Aquilawire VS.807

Voxelab Aquila X2 converted to a CoreXZ motion platform

Print head
Stealthburner print head.

TL;DR: An Aquila X2 was converted to a CoreXZ platform to remove Z lead-screw artefacts, add linear rails, and support a modern toolhead/probing stack. The result was higher usable speed, cleaner motion, and more repeatable first layers.

Problem

The stock bed-slinger had enough frame value to reuse, but the Z mechanics and ringing limited surface quality and throughput. The target was improved rigidity, repeatability, and serviceability without replacing the entire platform.

Constraints & goals

  • Reuse the frame where sensible: keep overall footprint and salvage value.
  • Mechanical rigidity: linear rails, CoreXZ kinematics, tidier belt paths.
  • Modern toolhead: Stealthburner + CW2 for clean wiring and cooling.
  • Probing & auto Z: hardware-repeatable Z offset and reliable mesh.
  • Parts availability: off-the-shelf fasteners/electronics here in AU.
  • Serviceability: sane electronics layout, labelled harnesses, laced cabling.

Solution overview

I followed the excellent Ender_SW approach for CoreXZ on an Ender/Aquila frame, then adapted the toolhead and probing to my needs. Linear rails handle X/Z, CoreXZ removes the typical lead-screw Z-wobble failure mode, and a Stealthburner + CW2 gives consistent part cooling and plug-in hotend options. For probing, I landed on KlickyPCB after testing alternatives, paired with Klipper macros for automatic nozzle offset.

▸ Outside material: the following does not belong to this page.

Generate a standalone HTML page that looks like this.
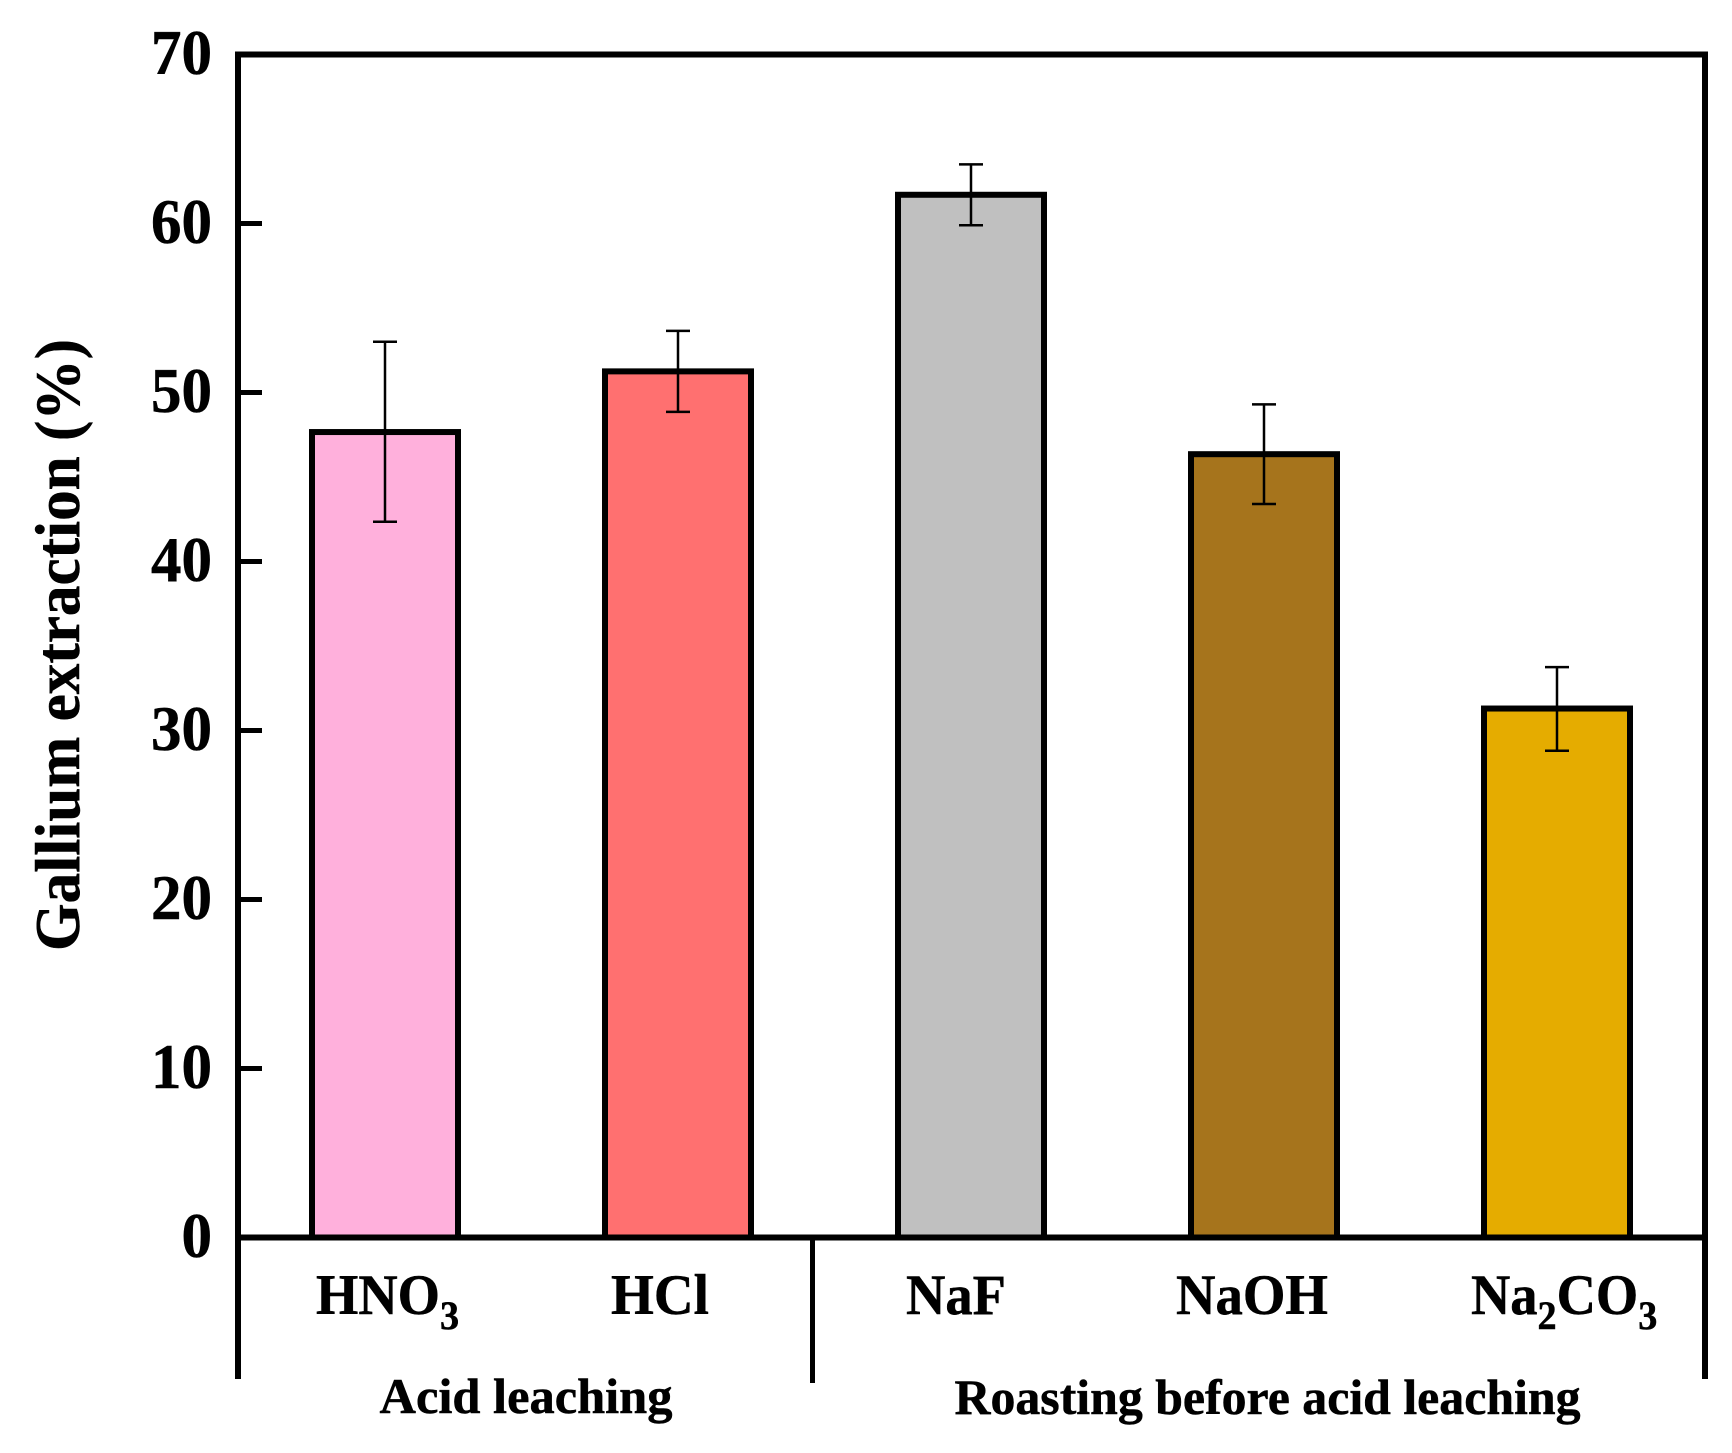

Subsystem Choice Rationale
Kinematics CoreXZ (Switchwire-style) Removes Z lead-screw artefacts; compact moving mass
Motion Linear rails on X/Z Rigidity and repeatable alignment
Toolhead Stealthburner + CW2 Clean wiring, strong part cooling, modularity
Hotend Dragon UHF + CHT Volcano High flow for speed with larger layers
Probe KlickyPCB (servo mount) Repeatable, serviceable, proven in community
Controller BTT SKR Mini E3 V3.0 Quiet drivers, common pinout, Klipper-friendly
Host Raspberry Pi 4 (8 GB) Klipper + Mainsail/Fluidd headroom
UI CYD screen in custom case Local controls and status at a glance
Wiring Laced harnesses, labelled Serviceability and noise control

Build notes

  • Frame reuse: the Aquila/Ender extrusion set is a reasonable donor once squared; CoreXZ brackets take care of the heavy lifting.
  • Rails & alignment: tram the rails to the gantry carefully; backlash here shows up as ripples.
  • Probe path: KlickyPCB gave better repeatability for me than early KlickyNG prints; servo mount keeps the mechanism simple.
  • Auto-Z offset: Klipper macros measure nozzle-to-probe offset per swap; no feeler gauge required.
  • Electronics bay: give cables strain relief and route stepper pairs away from signal lines; label everything.

Printer performance

  • External walls: 300 mm/s @ 10000 mm/s^2
  • Travel: 400 mm/s @ 15000 mm/s^2
  • Resonance (input shaper): X approx. 77.6 Hz, Y approx. 29.2 Hz
  • Materials validated: PLA, ABS/ASA, PETG, TPU (profiles tuned)

Images

Specifications

  • Stealthburner w/ CW2
  • Dragon UHF w/ CHT Volcano
  • BTT SKR Mini E3 V3.0
  • Raspberry Pi 4 (8 GB)
  • CYD screen (custom case)
  • KlickyPCB probe (servo mount)

Why not just buy a printer?

If the priority is time-to-part and vendor support, a ready CoreXY is usually the better choice. This build was about reuse, tuning, and evaluating what a modest donor frame can support with careful mechanical and electrical work.

Apply this approach

The same method, requirements first, constrained design, repeatable measurement, is what I bring to client work. If you need help selecting a machine, upgrading motion/tooling, or profiling materials, start a project discussion below.

Need something similar?

Common questions

Build or buy; what makes sense?

If you value learning and customisation and can invest time, build. If you need predictable output now with minimal tuning, buy.

Why base it on VORON Switchwire ideas?

It is a well-documented, rigid CoreXZ pattern with community-proven parts and good serviceability.

Why convert an Aquila instead of starting from scratch?

Lower cost, reuse of extrusions and hardware, and a compact footprint already on hand.

What does CoreXZ improve over a bed-slinger?

Better Z straightness (no lead-screw wobble), lower moving mass in the print plane, and cleaner ringing characteristics when tuned.

What did the upgrade change in real numbers?

Surface finish improved (ringing reduced), first-layer yield increased, and stable speeds rose with input shaping to the recorded values.